Quale democrazia? Parecchi think tank, anche del mondo islamico, si domandano quale cultura della democrazia voglia incarnare la politica erdoğaniana quando rifiuta il principio del dissenso, quando ragiona solo con l’effetto euforizzante del proprio 50% elettorale. Quasi aizzando i sostenitori, che attendevano il rientro dal viaggio maghrebino, ha ribadito che i giovani di Taksim e dintorni sono una netta minoranza, puntualizzando che “non si può accettare una tirannide delle minoranze”. E a Gül che ricorda come “la democrazia non sono solo le elezioni” risponde indirettamente con uscite a effetto buone per eccitare gli animi dei suoi e di chi lo contesta: “faremo in pochi giorni ciò che l’opposizione non è riuscita a fare in tanti anni”. Doccia gelatissima per una ricomposizione del conflitto che secondo altri Erdoğan, in questi giorni di meditazione estera, ha deciso di rilanciare a fondo, giocandosi il tutto per tutto dentro il Paese e nel partito.

Scontro o dialogo? Ripresentare la riconversione del parco Gezi, pur privata della creazione del Centro commerciale (ma con l’immensa moschea e una riedizione delle caserme ottomane) significa riproporre il braccio di ferro. Questo però punterebbe a catalogare le ulteriori proteste di piazza che ormai producono scontri, come azioni violente di estremisti, anarchici e atei oppositori del progetto nazionale. Stimolare il sentimento  religioso e patriottico attraverso i simboli di culto e la rievocazione imperiale, pur in una riedizione dell’ottomanesimo che l’Akp aveva negli ultimi tempi accantonato, cercherebbe di abbracciare princìpi che animano gli stessi secolaristi, laici sì ma d’una Repubblica di religione islamica  come voleva Kemal Atatürk.

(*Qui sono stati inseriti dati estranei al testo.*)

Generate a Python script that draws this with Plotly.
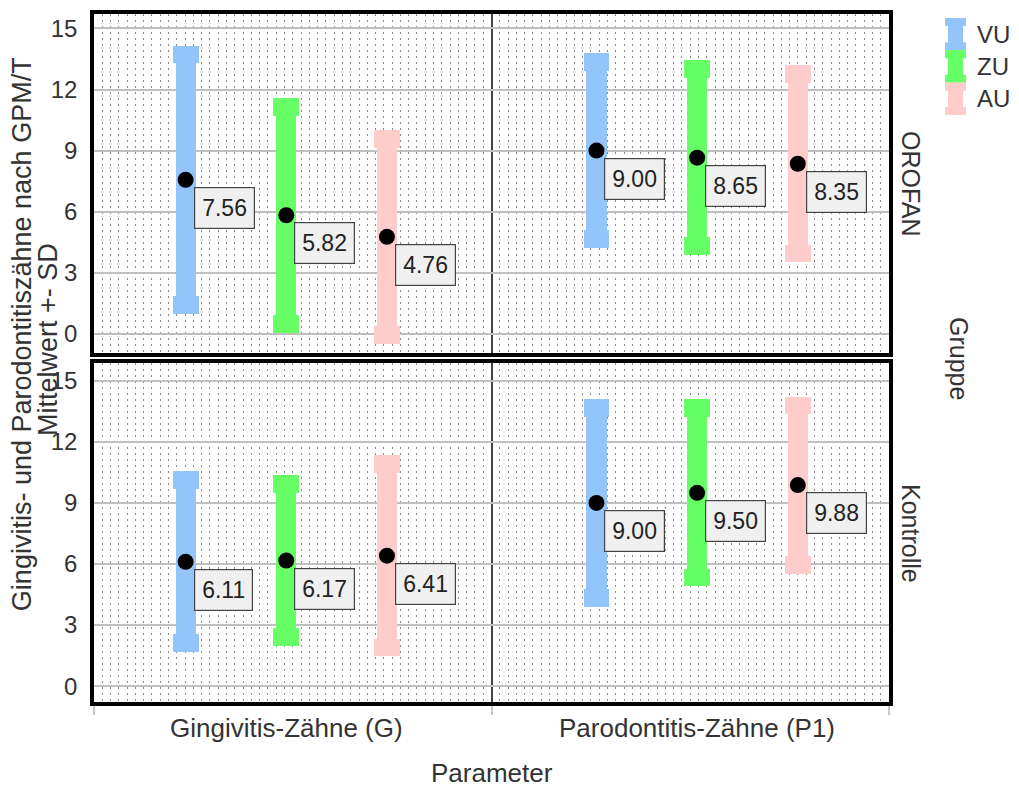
import plotly.graph_objects as go
from plotly.subplots import make_subplots

# ---- data -------------------------------------------------------------
categories = ["Gingivitis-Zähne (G)", "Parodontitis-Zähne (P1)"]
groups = ["OROFAN", "Kontrolle"]
series = ["VU", "ZU", "AU"]
colors = ["#93c4fa", "#66ff66", "#ffcccc"]

# rows: VU, ZU, AU ; columns: categories
orofan_means = [[7.56, 9.00], [5.82, 8.65], [4.76, 8.35]]
orofan_sds = [[6.60, 4.80], [5.78, 4.80], [5.25, 4.85]]
kontrolle_means = [[6.11, 9.00], [6.17, 9.50], [6.41, 9.88]]
kontrolle_sds = [[4.45, 5.10], [4.20, 4.60], [4.95, 4.35]]

y_ticks = [0, 3, 6, 9, 12, 15]

# ---- layout constants -------------------------------------------------
W, H = 1019, 787
ML, MR, MT, MB = 94, 130, 10, 85
PW, PH = W - ML - MR, H - MT - MB

x_range = [-0.468, 1.467]
y_range_top = [-0.95, 15.71]
y_range_bottom = [-0.78, 15.88]
offsets = [-0.245, 0.0, 0.245]
body_w, cap_w, cap_h = 0.049, 0.063, 0.88
font_family = "Liberation Sans, Arial, sans-serif"
text_color = "#333333"


def px_x(p):
    return (p - ML) / PW


def px_y(p):
    return (H - MB - p) / PH


fig = make_subplots(rows=2, cols=1, shared_xaxes=True, vertical_spacing=0.0144)

panels = [(orofan_means, orofan_sds), (kontrolle_means, kontrolle_sds)]
for r, (means, sds) in enumerate(panels, start=1):
    for s, name in enumerate(series):
        xs = [c + offsets[s] for c in range(len(categories))]
        lo = [m - d for m, d in zip(means[s], sds[s])]
        hi = [m + d for m, d in zip(means[s], sds[s])]
        bar_style = dict(marker=dict(color=colors[s], line=dict(width=0)),
                         showlegend=False, hoverinfo="skip")
        # SD bar body
        fig.add_trace(go.Bar(x=xs, base=lo, y=[h - l for h, l in zip(hi, lo)],
                             width=body_w, **bar_style), row=r, col=1)
        # wider end caps
        fig.add_trace(go.Bar(x=xs, base=[h - cap_h for h in hi], y=[cap_h] * len(xs),
                             width=cap_w, **bar_style), row=r, col=1)
        fig.add_trace(go.Bar(x=xs, base=lo, y=[cap_h] * len(xs),
                             width=cap_w, **bar_style), row=r, col=1)

    # mean points with value boxes
    for s, name in enumerate(series):
        xs = [c + offsets[s] for c in range(len(categories))]
        fig.add_trace(go.Scatter(x=xs, y=means[s], mode="markers",
                                 marker=dict(color="black", size=16),
                                 showlegend=False, name=name), row=r, col=1)
        for xv, mv in zip(xs, means[s]):
            fig.add_annotation(x=xv, y=mv, text=f"{mv:.2f}", showarrow=False,
                               xanchor="left", yanchor="top", xshift=8, yshift=-7,
                               bgcolor="#f0f0f0", bordercolor="#444444",
                               borderwidth=1.2, borderpad=7,
                               font=dict(size=23, color="#222222"),
                               row=r, col=1)

# ---- axes -------------------------------------------------------------
fig.update_xaxes(
    range=x_range,
    tickvals=[x_range[0], 0.5, x_range[1]],
    showticklabels=False, ticks="",
    showgrid=True, gridcolor="#444444", gridwidth=2,
    zeroline=False,
    showline=True, mirror=True, linecolor="black", linewidth=3.5,
    minor=dict(tick0=x_range[0], dtick=(x_range[1] - x_range[0]) / 96,
               showgrid=True, gridcolor="#8a8a8a", gridwidth=1,
               griddash="2px,4px", ticks=""),
)
fig.update_xaxes(ticks="outside", ticklen=9, tickcolor="#c8c8c8", tickwidth=1.5,
                 row=2, col=1)
fig.update_yaxes(
    tickvals=y_ticks,
    showgrid=True, gridcolor="#c0c0c0", gridwidth=1.5,
    zeroline=False,
    showline=True, mirror=True, linecolor="black", linewidth=3.5,
    ticks="", ticklabelstandoff=8,
    tickfont=dict(size=24, color=text_color),
)
fig.update_yaxes(range=y_range_top, row=1, col=1)
fig.update_yaxes(range=y_range_bottom, row=2, col=1)
fig.update_layout(yaxis=dict(domain=[0.5072, 1.0]), yaxis2=dict(domain=[0.0, 0.4928]))

# ---- text -------------------------------------------------------------
ann = []
for i, cat in enumerate(categories):
    ann.append(dict(x=i, xref="x2", y=px_y(728), yref="paper", text=cat,
                    font=dict(size=26)))
ann.append(dict(x=0.5, xref="paper", y=px_y(773), yref="paper", text="Parameter",
                font=dict(size=26)))
ann.append(dict(x=px_x(22), xref="paper", y=px_y(332), yref="paper",
                text="Gingivitis- und Parodontitiszähne nach GPM/T",
                textangle=-90, font=dict(size=27)))
ann.append(dict(x=px_x(48), xref="paper", y=px_y(338), yref="paper",
                text="Mittelwert +- SD", textangle=-90, font=dict(size=27)))
for g, yc in zip(groups, [181, 532]):
    ann.append(dict(x=px_x(911), xref="paper", y=px_y(yc), yref="paper", text=g,
                    textangle=90, font=dict(size=25)))
ann.append(dict(x=px_x(959), xref="paper", y=px_y(356), yref="paper", text="Gruppe",
                textangle=90, font=dict(size=25)))

# ---- legend (capped bar icons) ----------------------------------------
shapes = []
icon_cx, icon_top, icon_h = 955.5, 14, 32.5
for s, name in enumerate(series):
    top = icon_top + s * icon_h
    bot = top + icon_h
    for (x0, x1, y0, y1) in [(icon_cx - 7.5, icon_cx + 7.5, top, bot),
                             (icon_cx - 10.5, icon_cx + 10.5, top, top + 8),
                             (icon_cx - 10.5, icon_cx + 10.5, bot - 8, bot)]:
        shapes.append(dict(type="rect", xref="paper", yref="paper",
                           x0=px_x(x0), x1=px_x(x1), y0=px_y(y1), y1=px_y(y0),
                           fillcolor=colors[s], line=dict(width=0)))
    ann.append(dict(x=px_x(975), xref="paper", y=px_y((top + bot) / 2), yref="paper",
                    text=name, xanchor="left", font=dict(size=24)))

fig.update_layout(
    width=W, height=H,
    margin=dict(l=ML, r=MR, t=MT, b=MB),
    paper_bgcolor="white", plot_bgcolor="white",
    font=dict(family=font_family, size=24, color=text_color),
    barmode="overlay", bargap=0,
    showlegend=False,
    shapes=shapes,
)
for a in ann:
    a.setdefault("xanchor", "center")
    a.setdefault("yanchor", "middle")
    fig.add_annotation(showarrow=False, **a)

fig.write_html("out.html")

Possono sembrare tatticuzze eppure potrebbero funzionare se la crisi si trascina, blocca una città cosmopolita, turistica e affaristica come la perla del Bosforo. Se incute tensione e ansia in quel ceto medio già in gran parte sostenitore del “sultano”, ma anche fra la gente comune, magari non giovanissima delle altre città della rivolta su cui pesano ricordi e paure delle dittature e brutture d’un passato non lontanissimo.
Colpo a effetto? Il calcolo dell’ambizioso e paternalistico premier che sogna un suo presidenzialismo potrebbe incepparsi contro la forza della ragione. Lo scansarsi dalla repressione come dai getti urticanti subìti dalla ragazza in rosso, che ora conosciamo come Ceyda Sungar dottore in urbanistica, ma che non vuole essere la Marianne di Gezi. Vuole però restare a Taksim assieme alle migliaia di coetanei che possono inceppare il disegno erdoğaniano con la resistenza. L’hanno già detto, hanno esposto intenzioni che possono avvantaggiarli per la giovane età mentre dalla sua il primo ministro ha solo nove mesi per le amministrative e dodici per le politiche. Prendere o lasciare. A meno che a farlo anticipatamente desistere dai bellicosi sogni di una gloria solo sua e da un passo che può diventare un disastro per la Turchia e una buona fetta della popolazione, non siano proprio i colleghi di partito. Basterebbe spedirlo in trasferta, stavolta definitiva, nella natìa Rize sul Mar Nero. Sebbene l’attuale real politik, a Damasco come al Cairo, indichi altro.